The illusion involves a loaded gun being fired towards the magician’s mouth by a volunteer; the magician usually appears to stumble from the sheer force of it, before standing up to reveal the pre-marked bullet clenched between his teeth. (Penn and Teller do a double version complete with Kevlar vests and laser gun sights, two little red dots dancing over their open mouths).
The most famous victim of the bullet catch ‘curse’ was Chung Ling Soo, in actual fact an American called William Ellsworth Robins, who caught a bullet in the more conventional way – a fatal wound in the chest – after his gun malfunctioned and a live round was fired. One of the most famous proponents of the bullet catch on the other hand was Scottish magician, John Henry Anderson, and both these men have perhaps in part been an influence on playwright and performer Rob Drummond’s new show, a fusion of stage magic and storytelling.
With his mustard waistcoat and neat, clipped beard, looking not unlike a Hibernian Derren Brown, Drummond makes an amiable stage presence. He narrates the story of William Henderson, a Victorian magician who died while performing the catch, expiring on stage in front of a crowd of two thousand. The narrative hinges on whether Henderson was a victim of the curse or whether, despite a happy marriage and considerable professional success, he had he simply decided his life had no meaning and so engineered his own very public demise.
Drummond intersperses Henderson’s story with a magic act of his own, performing acts of mentalism and a spot of table levitation with the help of a volunteer before finishing the show with the illusion from which the show takes its title. The volunteer is cast in the role of the man who would eventually, inadvertently kill Henderson and Drummond takes care to put them at ease, building a relationship over the course of the hour in much the same way Brown did in his Russian roulette stunt: there is even some hugging.
Drummond makes some intriguing points about the illusion of free will in the world, but this, like the story of Henderson, remains rather frustratingly underdeveloped. Similarly the magic strand of the show is hampered by the need to incorporate the storytelling. Backstory and myth-building is all part of the illusionist’s art but here the balance is always a little off and with the exception of a stunt involving a shattered beer bottle there’s a curious and crucial lack of suspense throughout – and is there really anyone still flummoxed by the workings of the table levitation trick?

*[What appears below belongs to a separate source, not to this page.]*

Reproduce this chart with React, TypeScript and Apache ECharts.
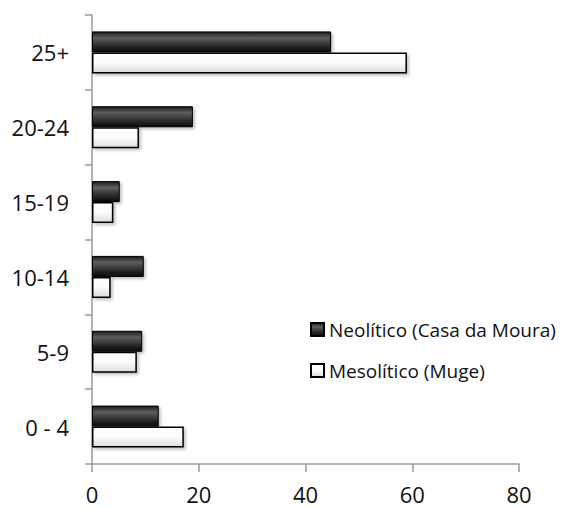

More interesting is the way Drummond engages with his volunteer and the improvisational element that this brings to the production. At the performance I saw the volunteer was an engaging presence herself and committed to the process, but a different pick could result in a very different show. An early bit of interaction goes slightly awry, through miscommunication rather than sabotage, and while it is affably handled by Drummond it illustrates just how easily a show such as this could capsize. Perhaps, for both audience and performer, it is here that the real suspense lies.